After my last post, I decided to finish my time at Hillsong College with the final semester of 2011, and I continued to live and work in Australia until August, before returning to the USA.  In retrospect, it was the best decision I could have made-I realized that being part of church for those months was just about the biggest part of the learning experience I had overall.  Looking back, I remember that when God called me to Australia, He said to go sit under the leadership there, but it was nine months later that He used the college to get me there-and a visa to keep me there.  And the church experience-sitting under that leadership-was transformational.  During those months of being part of the church and NOT the college, I got out of the college bubble a bit and saw what it was to actually be the church without the demands of college life forced upon you.  I think that college was vital-to get me to Australia, and keep me there legally, and to make friends with the people I met and have grown to love.  But the church helped me to understand what it means to be an effective representation of Christ on the planet.  I came home believing in the Church's capacity to change the world for the better and ready to work to make that happen. 

And so...at home, I am.  I miss Hillsong, but I don't miss Australia terribly-except that I went from Aussie winter almost directly into Ohio autumn/winter-BRRR!!!!  The weather has been a less-than-optimal adjustment (I like snow and cold, but not for months on end), and living at home with my folks has been good-interesting, but good.  Mom asked me to come home and help look after my grandma, which I've been doing for six months now.  Gram is healthy enough at 89, and sharp as a tack.  But she is rather high-maintenance and it can be exhausting to keep up with her demands for attention (she'd be appalled to hear that, so don't tell her.).  It's been absolutely lovely to be able to have this time with her to chat and gain insight into her life and perspectives, and even to share thoughts on what I've learned over the last few years.  I adore this time with her and I'm so grateful. 

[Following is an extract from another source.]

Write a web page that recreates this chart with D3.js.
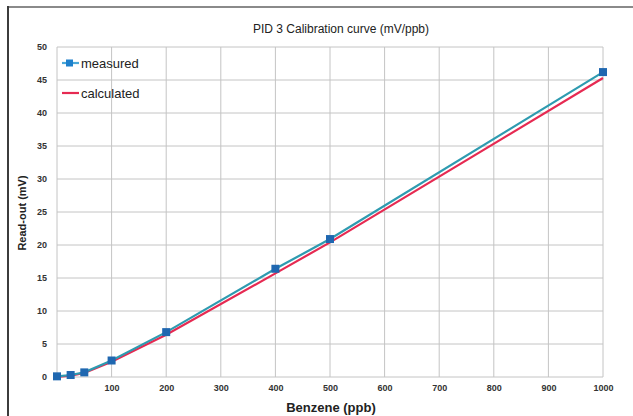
<!DOCTYPE html>
<html>
<head>
<meta charset="utf-8">
<script src="https://cdn.jsdelivr.net/npm/d3@7"></script>
<style>
  html, body { margin: 0; padding: 0; background: #ffffff; }
  svg { display: block; font-family: "Liberation Sans", Arial, sans-serif; }
</style>
</head>
<body>
<svg id="chart" width="633" height="416"></svg>
<script>
// Benzene concentrations (ppb) and the PID read-out (mV)
const concentrations = [0, 25, 50, 100, 200, 400, 500, 1000];
const measured       = [0.1, 0.3, 0.7, 2.5, 6.8, 16.4, 20.9, 46.2];
const calculated     = [0.0, 0.2, 0.6, 2.3, 6.4, 15.7, 20.4, 45.3];

const xTicks = [100, 200, 300, 400, 500, 600, 700, 800, 900, 1000];
const xGrid  = [0, 100, 200, 300, 400, 500, 600, 700, 800, 900, 1000];
const yTicks = [0, 5, 10, 15, 20, 25, 30, 35, 40, 45, 50];

const titleText  = "PID 3 Calibration curve (mV/ppb)";
const xTitleText = "Benzene (ppb)";
const yTitleText = "Read-out (mV)";
const seriesNames = ["measured", "calculated"];

const svg = d3.select("#chart");
const W = 633, H = 416;
const plot = { left: 57, right: 603, top: 47, bottom: 377 };

const x = d3.scaleLinear().domain([0, 1000]).range([plot.left, plot.right]);
const y = d3.scaleLinear().domain([0, 50]).range([plot.bottom, plot.top]);

// outer frame
svg.append("rect").attr("x", 0).attr("y", 0).attr("width", W).attr("height", H).attr("fill", "#ffffff");
svg.append("line").attr("x1", 7).attr("x2", W).attr("y1", 7).attr("y2", 7)
  .attr("stroke", "#8a8a8a").attr("stroke-width", 2);
svg.append("line").attr("x1", 8).attr("x2", 8).attr("y1", 6).attr("y2", H)
  .attr("stroke", "#3c3c3c").attr("stroke-width", 2);

// title
svg.append("text").attr("x", 341).attr("y", 33).attr("text-anchor", "middle")
  .attr("font-size", 12).attr("fill", "#222").text(titleText);

// grid
const g = svg.append("g");
g.selectAll(".vgrid").data(xGrid).join("line")
  .attr("x1", d => x(d)).attr("x2", d => x(d))
  .attr("y1", plot.top).attr("y2", plot.bottom)
  .attr("stroke", "#c4c4c4").attr("stroke-width", 1);
g.selectAll(".hgrid").data(yTicks).join("line")
  .attr("x1", plot.left).attr("x2", plot.right)
  .attr("y1", d => y(d)).attr("y2", d => y(d))
  .attr("stroke", "#c4c4c4").attr("stroke-width", 1);

// axes (labels only, gridlines act as the axis lines)
const xAxis = d3.axisBottom(x).tickValues(xTicks).tickFormat(d3.format("d"))
  .tickSize(0).tickPadding(8);
const xa = svg.append("g").attr("transform", `translate(0,${plot.bottom})`).call(xAxis);
xa.select(".domain").remove();
xa.selectAll("text").attr("font-size", 9).attr("font-weight", "bold").attr("fill", "#333")
  .attr("font-family", "'Liberation Sans', Arial, sans-serif");

const yAxis = d3.axisLeft(y).tickValues(yTicks).tickFormat(d3.format("d"))
  .tickSize(0).tickPadding(10);
const ya = svg.append("g").attr("transform", `translate(${plot.left},0)`).call(yAxis);
ya.select(".domain").remove();
ya.selectAll("text").attr("font-size", 9).attr("font-weight", "bold").attr("fill", "#333")
  .attr("font-family", "'Liberation Sans', Arial, sans-serif");

// axis titles
svg.append("text").attr("x", 331).attr("y", 412).attr("text-anchor", "middle")
  .attr("font-size", 13).attr("font-weight", "bold").attr("fill", "#222").text(xTitleText);
svg.append("text").attr("transform", "translate(26,213) rotate(-90)").attr("text-anchor", "middle")
  .attr("font-size", 11).attr("font-weight", "bold").attr("fill", "#222").text(yTitleText);

// series lines
const line = d3.line().x((d, i) => x(concentrations[i])).y(d => y(d));
svg.append("path").datum(calculated).attr("d", line)
  .attr("fill", "none").attr("stroke", "#e62a52").attr("stroke-width", 2.2);
svg.append("path").datum(measured).attr("d", line)
  .attr("fill", "none").attr("stroke", "#2e9bb0").attr("stroke-width", 2.2);

// measured points
svg.selectAll(".pt").data(measured).join("rect")
  .attr("x", (d, i) => x(concentrations[i]) - 4)
  .attr("y", d => y(d) - 4)
  .attr("width", 8).attr("height", 8)
  .attr("fill", "#1f67b0");

// legend
const lg = svg.append("g");
lg.append("line").attr("x1", 62).attr("x2", 79).attr("y1", 63).attr("y2", 63)
  .attr("stroke", "#4aa8d8").attr("stroke-width", 2.2);
lg.append("rect").attr("x", 66).attr("y", 59.5).attr("width", 7).attr("height", 7).attr("fill", "#1e80cc");
lg.append("text").attr("x", 81).attr("y", 67.5).attr("font-size", 13).attr("fill", "#222").text(seriesNames[0]);
lg.append("line").attr("x1", 62).attr("x2", 79).attr("y1", 93).attr("y2", 93)
  .attr("stroke", "#e62a52").attr("stroke-width", 2.2);
lg.append("text").attr("x", 81).attr("y", 97.5).attr("font-size", 13).attr("fill", "#222").text(seriesNames[1]);
</script>
</body>
</html>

As for how long this season will last, and what's next, I'm afraid I don't know.  I know it IS a season, and I feel like I'm meant to be preparing to hit the ground running for my next season, so I'm doing my best to stay faithful where I am, and to embrace these moments I have with my family, in the farmhouse surrounded by cornfields, devoid of much but full of love, living simply (and sparingly!) until God opens the next door.